I remember being part of a School District who was GAFE for 5 years before Google rolled out its "Google Vault" feature. You enable it to give yourself access to email/google docs ediscovery for FOI requests.

Creepy thing is, when we turned it on we could see deleted emails including spam, everything imaginable that had been sent, received, or created for the entire previous years we had been a GAFE School. Before Google Vault even existed. We don't have control over the collected data, these companies just give us the illusion of it by letting us disable our own access to it.

Don't want Google now notification for in store deals on your android phone? Ok, you can disable it...but Google is still tracking what stores you go to when and where.
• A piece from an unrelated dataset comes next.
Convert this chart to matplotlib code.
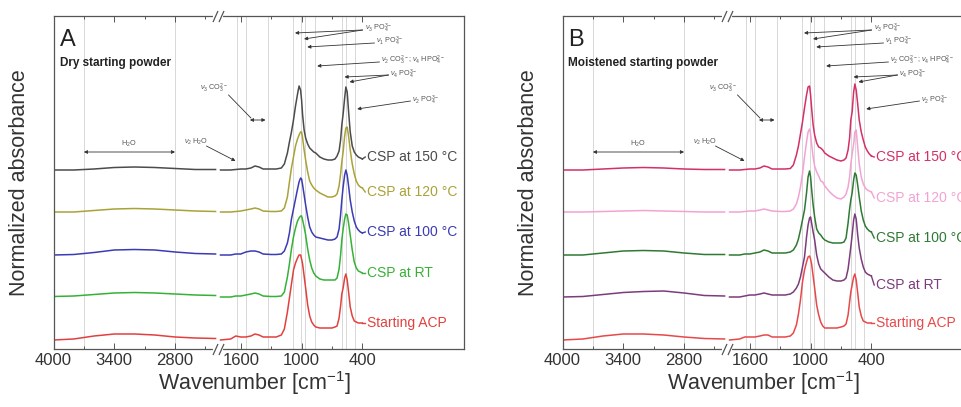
import matplotlib
matplotlib.use("Agg")
import matplotlib.pyplot as plt

plt.rcParams['font.family'] = ['Liberation Sans', 'DejaVu Sans']
plt.rcParams['mathtext.fontset'] = 'custom'
plt.rcParams['mathtext.rm'] = 'Liberation Sans'
plt.rcParams['mathtext.it'] = 'Liberation Sans:italic'
plt.rcParams['mathtext.bf'] = 'Liberation Sans:bold'

# ---------------- data ----------------
wn_high = [4000, 3800, 3600, 3400, 3200, 3000, 2800, 2600, 2400]
wn_low = [1800, 1700, 1650, 1600, 1550, 1500, 1460, 1420, 1380, 1300, 1250, 1200,
          1170, 1140, 1120, 1100, 1080, 1060, 1040, 1025, 1010, 1000, 990, 975,
          960, 940, 920, 900, 880, 860, 820, 780, 740, 700, 670, 650, 630, 615,
          603, 590, 575, 563, 550, 535, 520, 500, 480, 460, 440, 420, 400]

labels = ['CSP at 150 °C', 'CSP at 120 °C', 'CSP at 100 °C', 'CSP at RT', 'Starting ACP']
offsets = [179, 137, 94, 52, 9]

# Panel A (dry starting powder)
a150_high = [0, 0, 1, 2.5, 3, 2.5, 1.5, 0.5, 0.5]
a120_high = [0, 0, 1.5, 3, 3.5, 3, 2, 1, 0.5]
a100_high = [0, 0.5, 2.5, 5, 5.5, 5, 3, 1.5, 1]
art_high = [0.5, 1, 2.5, 4, 4.5, 4, 3, 2, 1.5]
aacp_high = [0, 1, 4, 6, 6, 5, 3, 2, 1.5]

a150_low = [0, 0, 0.5, 1, 1, 2, 4, 3, 1, 1, 1, 2, 6, 17, 28, 38, 50, 64, 76, 84, 80, 70, 55, 40, 32,
            26, 22, 20, 18, 17, 13, 11, 10, 10, 11, 14, 19, 30, 45, 56, 72, 83, 78, 57, 38, 24, 18,
            15, 13, 12, 11]
a120_low = [0, 0, 0.5, 1, 2, 3, 4, 3, 1, 0.5, 0.5, 1, 4, 15, 30, 44, 55, 66, 73, 77, 80, 80, 74, 62, 52,
            40, 31, 27, 24, 22, 19, 17, 15, 15, 16, 18, 26, 38, 50, 60, 76, 84, 85, 75, 62, 48, 38,
            31, 27, 25, 24]
a100_low = [0, 0, 1, 1, 3, 4, 4, 3, 1, 0.5, 0.5, 1, 4, 12, 22, 36, 46, 56, 66, 73, 77, 76, 70, 60, 50,
            38, 28, 23, 20, 18, 17, 16, 15, 15, 16, 18, 26, 40, 55, 68, 80, 85, 80, 68, 55, 43, 34,
            28, 25, 23, 22]
art_low = [0, 0, 1, 1, 2, 3, 4, 3, 1, 0.5, 0.5, 1, 5, 20, 33, 48, 60, 69, 76, 79, 81, 81, 77, 70, 62,
           48, 37, 29, 24, 21, 18, 17, 17, 17, 17, 19, 28, 42, 57, 68, 78, 83, 82, 73, 62, 47, 35,
           29, 26, 25, 24]
aacp_low = [0, 1, 4, 3, 3, 4, 6, 5, 3, 3, 3, 5, 11, 28, 42, 56, 70, 77, 82, 85, 85, 81, 76, 64, 52,
            35, 24, 18, 15, 13, 12, 12, 12, 12, 13, 14, 22, 34, 46, 52, 62, 66, 60, 47, 33, 24, 19,
            18, 17, 17, 17]

# Panel B (moistened starting powder)
b150_high = [0, 0, 1, 2, 2.5, 2, 1, 0.5, 0.5]
b120_high = [0, 0, 0.5, 1, 1.5, 1, 0.5, 0, 0]
b100_high = [0, 0, 2, 4, 4.5, 4, 2, 0.5, 0.5]
brt_high = [0, 0.5, 2.5, 4.5, 5.5, 6, 4, 1.5, 1]
bacp_high = [0, 1, 4, 6, 6, 5, 3, 1.5, 1]

b150_low = [0, 0, 0.5, 1, 1, 2, 4, 3, 1, 1, 1, 1.5, 5, 15, 24, 36, 48, 62, 75, 83, 84, 75, 62, 45, 35,
            27, 23, 22, 20, 17, 14, 12, 10, 9, 10, 12, 20, 32, 50, 58, 78, 86, 80, 66, 50, 38, 30,
            23, 19, 16, 14]
b120_low = [0, 0, 0.5, 1, 1, 2, 3, 2, 1, 0.5, 0.5, 1, 3, 8, 15, 25, 38, 55, 70, 80, 83, 78, 68, 55, 46,
            40, 36, 31, 30, 26, 21, 17, 14, 13, 15, 18, 25, 35, 48, 58, 68, 80, 82, 65, 48, 35, 28,
            24, 22, 21, 20]
b100_low = [0, 0, 1, 1, 2, 3, 5, 4, 2, 2, 2, 3, 5, 10, 16, 25, 35, 45, 62, 78, 84, 78, 66, 50, 38,
            26, 22, 20, 17, 15, 13, 12, 12, 12, 13, 17, 32, 46, 55, 62, 75, 82, 80, 70, 58, 44, 35,
            29, 26, 24, 23]
brt_low = [0, 0, 1, 2, 2, 3, 4, 3, 2, 2, 2, 3, 5, 9, 13, 20, 30, 40, 60, 72, 79, 80, 74, 65, 57,
           42, 33, 28, 26, 24, 20, 17, 16, 16, 17, 19, 28, 40, 50, 62, 77, 83, 78, 62, 49, 38, 30,
           25, 23, 22, 21]
bacp_low = [0, 1, 3, 3, 3, 4, 5, 5, 3, 3, 3, 4, 7, 15, 26, 40, 58, 70, 78, 83, 84, 81, 76, 64, 52,
            35, 25, 18, 14, 12, 12, 12, 12, 13, 14, 16, 25, 38, 48, 55, 63, 66, 60, 47, 33, 24, 19,
            18, 17, 17, 17]

colors_a = ['#4b4b4b', '#aaa239', '#3b3bb4', '#35b235', '#e2403f']
colors_b = ['#d42f69', '#f3a3d3', '#2f7a33', '#7c3c7c', '#e8484a']
label_y_a = [192, 157, 117, 76, 26]
label_y_b = [192, 151, 111, 64, 26]

vlines_high = [3700, 2800]
vlines_low = [1635, 1550, 1335, 1080, 1010, 965, 865, 600, 560, 470]

# ---------------- figure ----------------
W, H = 961, 407
fig = plt.figure(figsize=(W / 100, H / 100), dpi=100)

ann_color = '#555555'
arr_kw = dict(arrowstyle='-|>', lw=0.6, color='#333333', mutation_scale=5,
              shrinkA=0, shrinkB=0)


def panel(x0, highs, lows, colors, label_ys, letter, subtitle):
    bottom, height = 58, 333
    wl, wr = 164.5, 245.5
    axL = fig.add_axes([x0 / W, bottom / H, wl / W, height / H])
    axR = fig.add_axes([(x0 + wl) / W, bottom / H, wr / W, height / H])
    axL.set_xlim(4000, 2376)
    axR.set_xlim(1825, -598)
    for ax in (axL, axR):
        ax.set_ylim(0, 333)
        ax.set_yticks([])
        ax.patch.set_visible(False)
        for s in ax.spines.values():
            s.set_color('#555555')
            s.set_linewidth(0.9)
        ax.tick_params(axis='x', which='both', direction='in', top=True, bottom=True,
                       labelsize=12, pad=3, width=0.7, colors='#555555', labelcolor='#333333')
        ax.tick_params(axis='x', which='major', length=4)
        ax.tick_params(axis='x', which='minor', length=2.5)
    axL.spines['right'].set_visible(False)
    axR.spines['left'].set_visible(False)
    axL.set_xticks([4000, 3400, 2800])
    axL.set_xticks([3700, 3100, 2500], minor=True)
    axR.set_xticks([1600, 1000, 400])
    axR.set_xticks([1300, 700], minor=True)

    for v in vlines_high:
        axL.axvline(v, color='#d2d2d2', lw=0.6, zorder=0)
    for v in vlines_low:
        axR.axvline(v, color='#d2d2d2', lw=0.6, zorder=0)

    for hi, lo, off, c, lab, ly in zip(highs, lows, offsets, colors, labels, label_ys):
        axL.plot(wn_high, [off + v for v in hi], color=c, lw=1.1)
        axR.plot(wn_low, [off + v for v in lo], color=c, lw=1.1)
        axR.plot([wn_low[-1], 372], [off + lo[-1], ly], color=c, lw=1.0, clip_on=False)
        axR.text(359, ly, lab, color=c, fontsize=10, ha='left', va='center', clip_on=False)

    # break marks
    tr = axR.get_xaxis_transform()
    for yy in (0, 1):
        axR.plot([1852, 1798], [yy, yy], color='white', lw=3, transform=tr,
                 clip_on=False, zorder=6)
        axR.plot([1850, 1800], [yy, yy], color='#555555', lw=1.0, transform=tr,
                 clip_on=False, zorder=7, marker=[(-0.45, -1), (0.45, 1)], markersize=8,
                 linestyle='none', mew=0.9)

    # annotations
    fs = 5.2
    axR.text(379, 321, r'$\nu_3$ PO$_4^{3-}$', fontsize=fs, color=ann_color, va='center')
    for tip in [(1065, 316), (976, 310)]:
        axR.annotate('', xy=tip, xytext=(398, 319), arrowprops=arr_kw, annotation_clip=False)
    axR.text(270, 308, r'$\nu_1$ PO$_4^{3-}$', fontsize=fs, color=ann_color, va='center')
    axR.annotate('', xy=(944, 302), xytext=(280, 306), arrowprops=arr_kw, annotation_clip=False)
    axR.text(221, 289, r'$\nu_2$ CO$_3^{2-}$; $\nu_4$ HPO$_4^{2-}$', fontsize=fs,
             color=ann_color, va='center')
    axR.annotate('', xy=(846, 283), xytext=(231, 287), arrowprops=arr_kw, annotation_clip=False)
    axR.text(132, 275, r'$\nu_4$ PO$_4^{3-}$', fontsize=fs, color=ann_color, va='center')
    for tip in [(576, 272), (527, 267)]:
        axR.annotate('', xy=tip, xytext=(142, 274), arrowprops=arr_kw, annotation_clip=False)
    axR.text(-85, 249, r'$\nu_2$ PO$_4^{3-}$', fontsize=fs, color=ann_color, va='center')
    axR.annotate('', xy=(451, 240), xytext=(-75, 248), arrowprops=arr_kw, annotation_clip=False)
    axR.text(1869, 261, r'$\nu_3$ CO$_3^{2-}$', fontsize=fs, color=ann_color, va='center',
             ha='center')
    axR.plot([1721, 1500], [254, 231], color='#333333', lw=0.6)
    axR.annotate('', xy=(1510, 229), xytext=(1356, 229),
                 arrowprops=dict(arrowstyle='<|-|>', lw=0.6, color='#333333', mutation_scale=5,
                                 shrinkA=0, shrinkB=0), annotation_clip=False)
    axR.text(2037, 207, r'$\nu_2$ H$_2$O', fontsize=fs, color=ann_color, va='center',
             ha='center', clip_on=False)
    axR.annotate('', xy=(1652, 188), xytext=(1939, 203), arrowprops=arr_kw,
                 annotation_clip=False)
    axL.text(3260, 205, r'H$_2$O', fontsize=fs, color=ann_color, va='center', ha='center')
    axL.annotate('', xy=(3700, 197), xytext=(2800, 197),
                 arrowprops=dict(arrowstyle='<|-|>', lw=0.6, color='#333333', mutation_scale=5,
                                 shrinkA=0, shrinkB=0))

    # panel texts
    fig.text((x0 + 6) / W, (H - 40) / H, letter, fontsize=17, color='#222222',
             ha='left', va='center')
    fig.text((x0 + 6) / W, (H - 63) / H, subtitle, fontsize=8.5, fontweight='bold',
             color='#222222', ha='left', va='center')
    fig.text((x0 - 34) / W, (H - 183) / H, 'Normalized absorbance', fontsize=15.5,
             color='#333333', rotation=90, ha='center', va='center')
    fig.text((x0 + 201) / W, (H - 383) / H, r'Wavenumber [cm$^{\mathregular{-1}}$]',
             fontsize=15.5, color='#333333', ha='center', va='center')


panel(53.5, [a150_high, a120_high, a100_high, art_high, aacp_high],
      [a150_low, a120_low, a100_low, art_low, aacp_low], colors_a, label_y_a,
      'A', 'Dry starting powder')
panel(562.5, [b150_high, b120_high, b100_high, brt_high, bacp_high],
      [b150_low, b120_low, b100_low, brt_low, bacp_low], colors_b, label_y_b,
      'B', 'Moistened starting powder')

fig.savefig('out.png', dpi=100)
A big thing I've seen that keeps schools in GAFE is affordability and ease of management. IT department workloads plummet, so no arguments from them. Also imagine the nightmare of trying to export all of your google docs to another platform somehow.

I don't like it and it isn't right, but before this can change I think we'll need good open cloud alternatives with easy migration paths. As far as chromebook hardware is concerned, we'll need another viable cheap alternative that respects privacy.

CopperheadOS is a mobile OS based on Android (AOSP, specifically) which doesn't ship any closed-source code and takes your security and privacy seriously.

I'm nothing to do with the project, I just like it.

https://copperhead.co/android/

I used to work in edtech and spying on students was seen as "normal". Schools are the main source of feature requests that allow them to see everything a student is doing or has done. Worse is most SIS are very insecure and full of sql injection issues. Not to mention that they use FTP and not SFTP to transfer data.

On top of the chromebook Google has the classroom project which also pulls all roster data from a school and stores it on their servers...

While I think that using Chromebooks in schools can make sense in many cases, I find it pretty bad that Google accounts are permanently tied to real identities of young kids. Schools should assign account names that are easy to remember but in no way use real names.